By Lake Zone Watch Writer

Community leaders in Tarime District, who include traditional elders, councilors and village chairpersons have made a joint move aiming at responding to a call by Barrick President and CEO Mark Bristow to help stem frequent raids on North Mara Gold mine by armed youth.

In an interview with Lake Zone Watch, the Secretary of 12 clans of the Kurya at Nyamogo, Mwita Nyasibora said the clan leaders will punish anyone who will make any attempt to sabotage the gold mine.

“We don’t want to see these hooligans interfering with the operations of the mine. Just like any other investor, the mine deserves to run its activities peacefully,’’ Nyasibora said.

Sharing her serious concern on the frequent invasions at North Mara, Special Seats councilor from Nyamwaga Ward, Mariam Mkono said it was unfair to disrupt activities at the mine, which has been supporting the entire district council through service levy and numerous Corporate Social Responsibility (CSR) projects.

“We, the councilors in the five wards surrounding the gold mine are going to table this issue before the council’s meetings. North Mara is paying service levy, so it is part of Tarime District council. In the past, the CSR funds were disbursed to only 11 wards surrounding the mine, but today, all 26 wards of the council are the beneficiaries. So you can see the problem affects the entire district council. We need to join forces and protect the mine for our own good,’’ said Mkono.

She said plans are underway to hold public rallies in order to talk to the youth and parents on the social and economic effects of the intrusions.

The aim is to include the problem of invasions on the agenda of the CDC meetings which were initiated by Barrick in its effort to improve community services through the CSR funds.

“If we stand together, we’ll win. We can bring the youth leaders to a roundtable with the mine’s management. It’s important that this problem is solved once and for all. It must be stopped because it has caused lots of losses on both sides, some people have even lost their lives,” Mkono said.

She also warned that at times, the invaders have fought amongst themselves over gold sand and ugly incidents of injuries and deaths have been reported, adding that it was surprising that some women have joined the band wagon and were sneaking into the mine at night.

“We are going to talk with the youth and women. We will tell them the consequences they are likely to face, if they will not stop this bad business. But we will also seek to know their grievances and see how we can help them become law-abiding citizens and protect the gold mine which has been a great supporter of local development,’’ said Mkono.
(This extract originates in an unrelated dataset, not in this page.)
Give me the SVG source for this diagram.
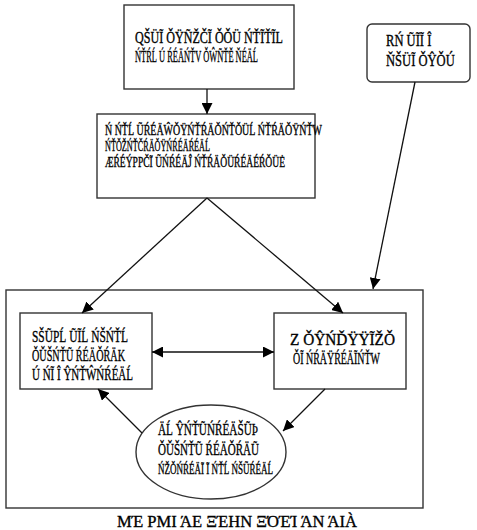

On the part of village chairpersons, their strategy to end the invasions involves condemning them in the strongest terms and educating the youth on the risks involved if they will not back off .

“ We have a strategy in place. We will start by educating the youth in the villages surrounding the gold mine on why they need to obey the law and stop their bad behavior, ’’ said Nyangoto village government chairperson Mwita Msegi.

Their plans also involve bringing together grassroots leaders and the district’s security committee into joint meetings.

Recently, Barrick Corporation President and CEO Mark Bristow appealed to government, political and community leaders in Tarime District to team up with North Mara in order to stem the frequent raids on the gold mine by gangs of armed youth.

“Just as I’ve received your various requests and honoured them, please work on mine as well, and mine is asking you to help root out these raids at North Mara,’’ said Bristow when addressing a meeting attended by Tarime District Commissioner Col. Michael Mntenjele

The DC too, had vowed to rein in the raids saying the government was not at ease while intruders were disrupting peace at the gold mine.

North Mara Gold mine is owned by Barrick Gold in a partnership with the government through Twiga Minerals Corporation.